Troy learned valuable lessons about performing in front of large crowds from the Lenny Kravitz tour. He had always been an outstanding instrumentalist, but when he returned to New Orleans, he found a new dimension as a singer and front man and his band began to rock audiences like it never had before.
Kravitz also gave Troy valuable advice about recording, a lesson he used in taking all the time needed to make Backatown the kind of conceptual breakthrough it needed to be.
“Lenny Kravitz said you’ve got to make a record when you make a record; it’s not a live show,” Troy recalls. “When you make an album, it has to be its own experience. Then you can play it live, and then you can do long solos or anything you want, but you have to make it a record first. We give them a taste of what we do and when they see us live we can stretch out and play as much as we want.”
Meanwhile, Glen David Andrews was becoming a performing artist to be dealt with. There was no telling what lengths he might go to. At Jazz Fest, he was so caught up in the moment he started laying hands on the crowd; one night he body surfed the crowd at d.b.a.. Soon some of the top musicians in town, including cousin Troy, were showing up to jam with him.
“David really grew right into it,” says James. “He was determined to get back what he had.

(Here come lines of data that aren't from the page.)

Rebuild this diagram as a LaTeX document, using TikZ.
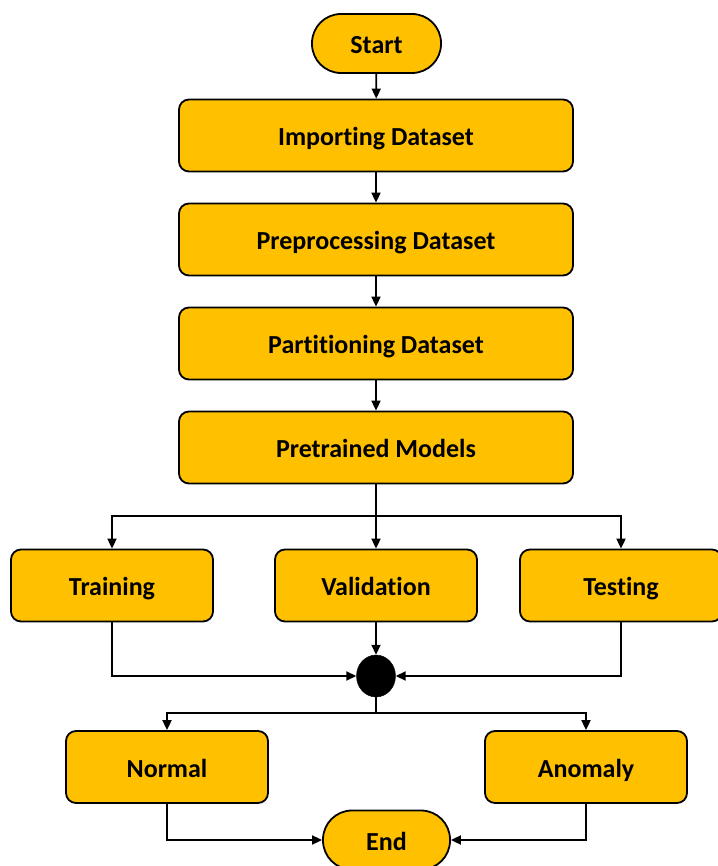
\documentclass[tikz,border=0pt]{standalone}
\usepackage{fontspec}
\setmainfont{Carlito}[Ligatures={NoCommon}]
\usetikzlibrary{arrows.meta,shapes.geometric}
\definecolor{boxfill}{HTML}{FFC000}
\tikzset{
  box/.style={draw=black, line width=1.8pt, fill=boxfill, rounded corners=10pt,
    minimum width=394pt, minimum height=72pt, inner sep=0pt,
    text height=20pt, text depth=0pt,
    font=\fontsize{26}{30}\selectfont\bfseries},
  smallbox/.style={box, minimum width=202pt},
  term/.style={box, minimum width=129pt, minimum height=59pt, rounded corners=29pt},
  junction/.style={draw=black, fill=black, ellipse, minimum width=39pt, minimum height=42pt, inner sep=0pt},
  conn/.style={draw=black, line width=1.8pt},
  arr/.style={conn, -{Triangle[length=10pt,width=9pt]}},
}
\begin{document}
\begin{tikzpicture}[x=1pt,y=-1pt]
\useasboundingbox (0,0) rectangle (717,866);
\node[term] (start) at (376.5,43.5) {Start};
\node[box] (imp) at (376,135.5) {Importing Dataset};
\node[box] (pre) at (376,239.5) {Preprocessing Dataset};
\node[box] (part) at (376,343.5) {Partitioning Dataset};
\node[box] (pret) at (376,447.5) {Pretrained Models};
\node[smallbox] (train) at (112,585.5) {Training};
\node[smallbox] (valid) at (376,585.5) {Validation};
\node[smallbox] (test) at (621,585.5) {Testing};
\node[junction] (junc) at (376,676) {};
\node[smallbox] (normal) at (167,767) {Normal};
\node[smallbox] (anom) at (586,767) {Anomaly};
\node[term, minimum width=127pt] (end) at (386.5,840) {End};
\coordinate (b1) at (376,516);
\coordinate (b2) at (376,713);
\draw[arr] (start) -- (imp);
\draw[arr] (imp) -- (pre);
\draw[arr] (pre) -- (part);
\draw[arr] (part) -- (pret);
\draw[arr] (pret) -- (valid);
\draw[arr] (b1) -| (train);
\draw[arr] (b1) -| (test);
\draw[arr] (train.south) |- (junc.west);
\draw[arr] (valid) -- (junc);
\draw[arr] (test.south) |- (junc.east);
\draw[conn] (junc) -- (b2);
\draw[arr] (b2) -| (normal);
\draw[arr] (b2) -| (anom);
\draw[arr] (normal.south) |- (end.west);
\draw[arr] (anom.south) |- (end.east);
\end{tikzpicture}
\end{document}
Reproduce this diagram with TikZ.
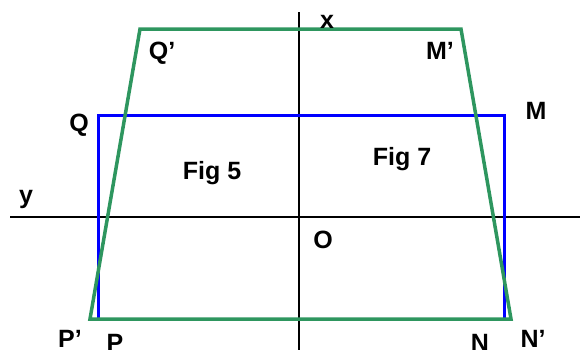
\documentclass[tikz,border=0pt]{standalone}
\usepackage{fontspec}
\setmainfont{Liberation Sans}
\definecolor{trapgreen}{RGB}{46,150,95}
\begin{document}
\begin{tikzpicture}[x=1pt,y=-1pt,
  axis/.style={black,line width=2.8pt},
  rectline/.style={blue,line width=3pt},
  trapline/.style={trapgreen,line width=3.5pt},
  lbl/.style={inner sep=0pt,anchor=base,font=\fontsize{25}{29}\selectfont\bfseries}]
\useasboundingbox (0,0) rectangle (580,349);
% axes
\coordinate (xtop) at (299,12);
\coordinate (xbot) at (299,352);
\coordinate (yl) at (10,217);
\coordinate (yr) at (582,217);
\draw[axis] (xtop) -- (xbot);
\draw[axis] (yl) -- (yr);
% blue rectangle
\coordinate (Qb) at (98,115);
\coordinate (Mb) at (504,115);
\coordinate (Nb) at (504,319);
\coordinate (Pb) at (98,319);
\draw[rectline] (Pb) -- (Qb) -- (Mb) -- (Nb);
% green trapezoid
\coordinate (Qg) at (140,29);
\coordinate (Mg) at (461,29);
\coordinate (Ng) at (511,319);
\coordinate (Pg) at (90,319);
\draw[trapline,line join=miter] (Pg) -- (Qg) -- (Mg) -- (Ng) -- cycle;
% labels
\node[lbl] (lx) at (327,28) {x};
\node[lbl] (lQp) at (162,59) {Q’};
\node[lbl] (lMp) at (440,59) {M’};
\node[lbl] (lQ) at (79,131) {Q};
\node[lbl] (lM) at (536,119) {M};
\node[lbl] (lF5) at (212,179) {Fig 5};
\node[lbl] (lF7) at (402,165) {Fig 7};
\node[lbl] (ly) at (26,203) {y};
\node[lbl] (lO) at (323,248) {O};
\node[lbl] (lPp) at (70,347) {P’};
\node[lbl] (lP) at (115,351) {P};
\node[lbl] (lN) at (480,351) {N};
\node[lbl] (lNp) at (533,347) {N’};
\end{tikzpicture}
\end{document}
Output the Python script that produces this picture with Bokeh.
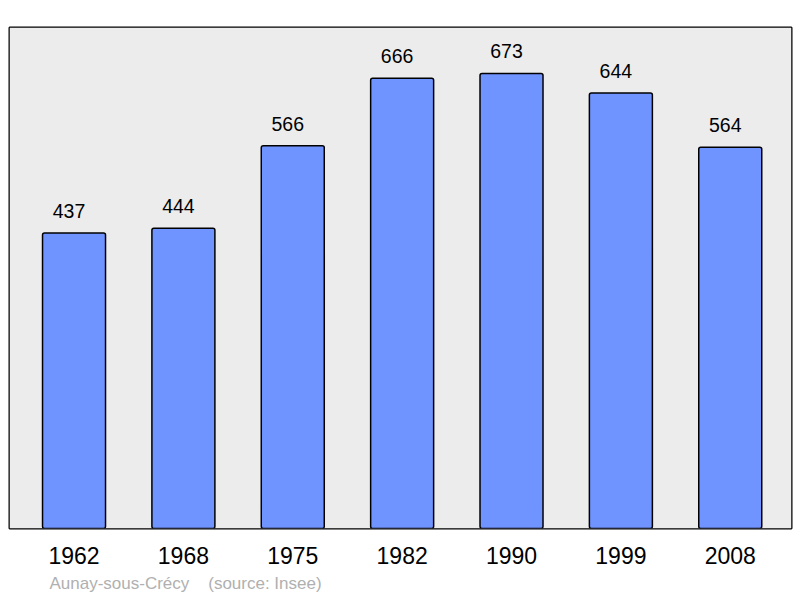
from bokeh.plotting import figure
from bokeh.models import FixedTicker, Range1d, BoxAnnotation, Title, ColumnDataSource
from bokeh.core.properties import value
from bokeh.embed import file_html
from bokeh.resources import INLINE

years = ["1962", "1968", "1975", "1982", "1990", "1999", "2008"]
population = [437, 444, 566, 666, 673, 644, 564]
footer = "Aunay-sous-Crécy\u00a0\u00a0\u00a0\u00a0(source: Insee)"

idx = list(range(len(years)))
src = ColumnDataSource(dict(x=idx, y=population, lab=[str(v) for v in population]))

FONT = "Liberation Sans"

p = figure(width=800, height=598, output_backend="svg", toolbar_location=None,
           x_range=Range1d(-0.59, 6.56), y_range=Range1d(0, 741),
           min_border_left=9, min_border_right=9, min_border_top=27, min_border_bottom=70)

p.background_fill_color = "white"
p.border_fill_color = "white"
p.outline_line_color = "black"
p.outline_line_width = 2
p.grid.visible = False
p.yaxis.visible = False

frame_box = BoxAnnotation(fill_color="#ececec", fill_alpha=1.0, line_color=None,
                          level="underlay")
p.add_layout(frame_box)

p.vbar(x="x", top="y", width=0.576, bottom=0, source=src, fill_color="#7094ff",
       line_color="black", line_width=1.5, border_radius=2)

p.text(x="x", y="y", text="lab", source=src, text_align="center", text_baseline="alphabetic",
       x_offset=-5, y_offset=-22, text_font=value(FONT), text_font_size="19.5px",
       text_color="black")

ax = p.xaxis[0]
ax.ticker = FixedTicker(ticks=idx)
ax.major_label_overrides = {i: y for i, y in zip(idx, years)}
ax.axis_line_color = None
ax.major_tick_line_color = None
ax.minor_tick_line_color = None
ax.major_tick_out = 0
ax.major_tick_in = 0
ax.major_label_standoff = 18
ax.major_label_text_font = FONT
ax.major_label_text_font_size = "23px"
ax.major_label_text_color = "black"

t = Title(text=footer, align="left", offset=40, text_font=FONT, text_font_size="17px",
          text_font_style="normal", text_color="#b0b0b0", standoff=10)
p.add_layout(t, "below")

open("out.html", "w").write(file_html(p, INLINE))
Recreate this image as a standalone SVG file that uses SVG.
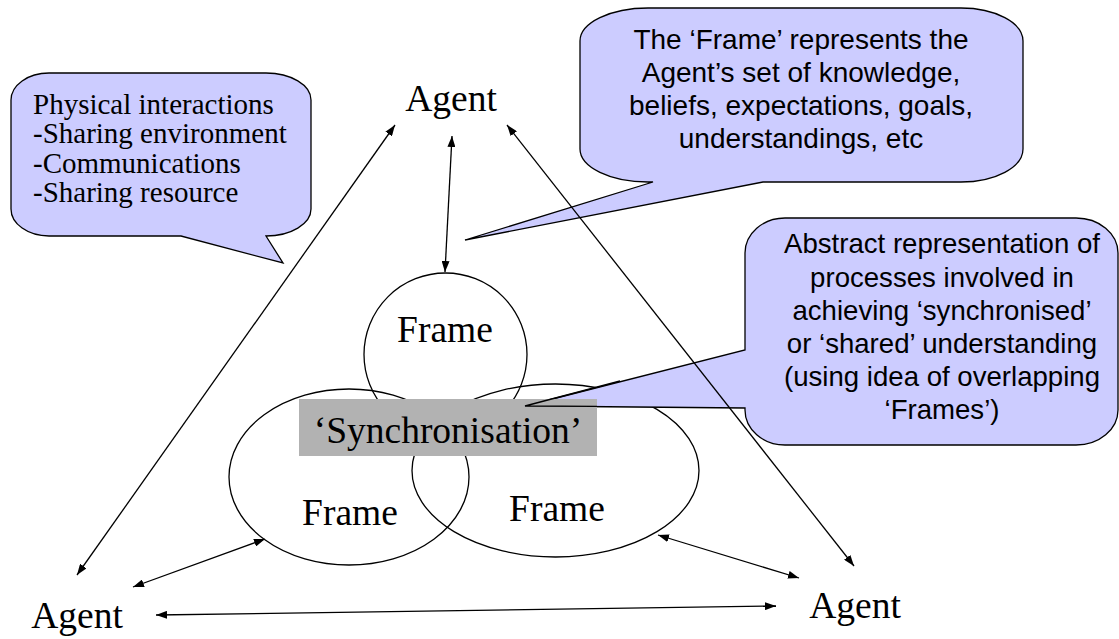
<svg xmlns="http://www.w3.org/2000/svg" width="1119" height="639" viewBox="0 0 1119 639">
<style>
.bg{fill:#ffffff}
.frame{fill:none;stroke:#000;stroke-width:1.3}
.callout{fill:#ccccff;stroke:#000;stroke-width:1.3;stroke-linejoin:miter}
.serif{font-family:"Liberation Serif","Times New Roman",serif;fill:#000}
.sans{font-family:"Liberation Sans",Arial,sans-serif;fill:#000}
.big{font-size:37.5px}
.conn{fill:none;stroke:#000;stroke-width:1.3;marker-start:url(#ah);marker-end:url(#ah)}
</style>
<defs>
<marker id="ah" viewBox="0 0 11 8" refX="11" refY="4" markerWidth="11" markerHeight="8" markerUnits="userSpaceOnUse" orient="auto-start-reverse">
<path d="M0,0 L11,4 L0,8 z" fill="#000"/>
</marker>
</defs>
<rect class="bg" x="0" y="0" width="1119" height="639"/>

<g id="frame-top">
<circle class="frame" cx="445.5" cy="354.5" r="81.5"/>
<text class="serif big" x="445" y="342" text-anchor="middle">Frame</text>
</g>
<g id="frame-left">
<ellipse class="frame" cx="349" cy="477" rx="120" ry="88"/>
<text class="serif big" x="350" y="525" text-anchor="middle">Frame</text>
</g>
<g id="frame-right">
<ellipse class="frame" cx="555.5" cy="470.5" rx="143.5" ry="86.5"/>
<text class="serif big" x="557" y="521" text-anchor="middle">Frame</text>
</g>

<g id="callout-physical">
<path class="callout" d="M49,73 H266 A45 27 0 0 1 311,100 V209 A45 27 0 0 1 266,236 L283,263 L181,236 H49 A38 27 0 0 1 11,209 V100 A38 27 0 0 1 49,73 Z"/>
<text class="serif" font-size="29" x="33" y="114">Physical interactions</text>
<text class="serif" font-size="29" x="33" y="143">-Sharing environment</text>
<text class="serif" font-size="29" x="33" y="173">-Communications</text>
<text class="serif" font-size="29" x="33" y="202">-Sharing resource</text>
</g>

<g id="callout-frame">
<path class="callout" d="M648,8 H961 A62 33 0 0 1 1023,41 V149 A62 33 0 0 1 961,182 H763 L465,240 L653,182 H648 A68 33 0 0 1 580,149 V41 A68 33 0 0 1 648,8 Z"/>
<text class="sans" font-size="28" text-anchor="middle" x="801" y="49">The ‘Frame’ represents the</text>
<text class="sans" font-size="28" text-anchor="middle" x="801" y="82">Agent’s set of knowledge,</text>
<text class="sans" font-size="28" text-anchor="middle" x="801" y="115">beliefs, expectations, goals,</text>
<text class="sans" font-size="28" text-anchor="middle" x="801" y="148">understandings, etc</text>
</g>

<g id="callout-abstract">
<path class="callout" d="M785,218 H1076 A42 35 0 0 1 1118,253 V410 A42 35 0 0 1 1076,445 H785 A40 35 0 0 1 745,410 V408 L525,406 L745,350 V253 A40 35 0 0 1 785,218 Z"/>
<text class="sans" font-size="27.6" text-anchor="middle" x="942" y="253">Abstract representation of</text>
<text class="sans" font-size="27.6" text-anchor="middle" x="942" y="287">processes involved in</text>
<text class="sans" font-size="27.6" text-anchor="middle" x="942" y="320">achieving ‘synchronised’</text>
<text class="sans" font-size="27.6" text-anchor="middle" x="942" y="353">or ‘shared’ understanding</text>
<text class="sans" font-size="27.6" text-anchor="middle" x="942" y="386">(using idea of overlapping</text>
<text class="sans" font-size="27.6" text-anchor="middle" x="942" y="419">‘Frames’)</text>
</g>

<g id="synchronisation">
<rect x="299" y="399" width="298" height="57" fill="#b2b2b2"/>
<polyline points="620,381 525,406 597,406.3" fill="none" stroke="#000" stroke-width="1.3"/>
<text class="serif" font-size="37.5" text-anchor="middle" x="448" y="443">‘Synchronisation’</text>
</g>

<g id="agent-top"><text class="serif big" x="451" y="111" text-anchor="middle">Agent</text></g>
<g id="agent-left"><text class="serif big" x="77" y="628" text-anchor="middle">Agent</text></g>
<g id="agent-right"><text class="serif big" x="855" y="618" text-anchor="middle">Agent</text></g>

<g id="connectors">
<line class="conn" x1="395" y1="125" x2="77" y2="575"/>
<line class="conn" x1="507" y1="125" x2="854" y2="566"/>
<line class="conn" x1="452" y1="136" x2="445" y2="272"/>
<line class="conn" x1="133" y1="587" x2="265" y2="539"/>
<line class="conn" x1="658" y1="535" x2="799" y2="578"/>
<line class="conn" x1="156" y1="615" x2="776" y2="606"/>
</g>
</svg>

He never talked to me about it, but he had some problems. I think he’s over it now.”
Recognition of the Andrews family as one of the greatest New Orleans musical families might have been slow in developing, but there’s no end in sight.
“I ain’t counted how many in the family,” says James. “And we got so many parts of the family—the Andrews, the Hills, the Lasties, the Nelsons. We got Halls now. I got at least a few hundred cousins. Family’s the most important thing to me; family and friends are everything. I cherish that. I could be living in a tent, but if I got friends I’m okay. Am I right?”